The event of losing the abilities of performing certain actions in a game.
Games do not have to let players have the same possibility of actions the whole game. This can be done by removing abilities during gameplay. Such Ability Losses may be penalties for failing goals, the effect of enemy actions, the lack of resources, but may also simply be due to different play modes available at different times during the gameplay.
- 1 Examples
- 2 Using the pattern
- 3 Consequences
- 4 Relations
- 4.1 Can Instantiate
- 4.2 Can Modulate
- 4.3 Can Be Instantiated By
- 4.4 Can Be Modulated By
- 4.5 Possible Closure Effects
- 4.6 Potentially Conflicting With
- 5 History
- 6 References
- 7 Acknowledgements
Respawning in multiplayer First-Person Shooters is typically done without any weapons, and the special abilities they provided, gained in earlier gameplay. Dying in Eve Online can have similar effects if one does not have up-to-date clones in that one loses experience points which can translate into skill losses.
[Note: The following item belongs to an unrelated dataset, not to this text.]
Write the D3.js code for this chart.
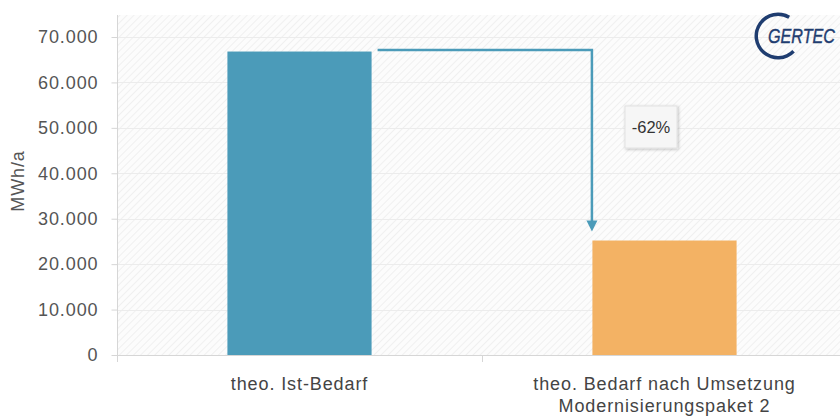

Game masters in Tabletop Roleplaying Games such as Dungeons & Dragons or GURPS can sometimes be forced to invent events that are unavoidable to the players to strip them of equipment that disrupts the game balance. Temporary Ability Losses are however much more common due to combat effects, e.g. being frozen, paralysis, blinded, or knocked unconscious. When done as actions by players or enemies, these effect are called debuffs in World of Warcraft (as is effects that lessen the effectiveness of enemies).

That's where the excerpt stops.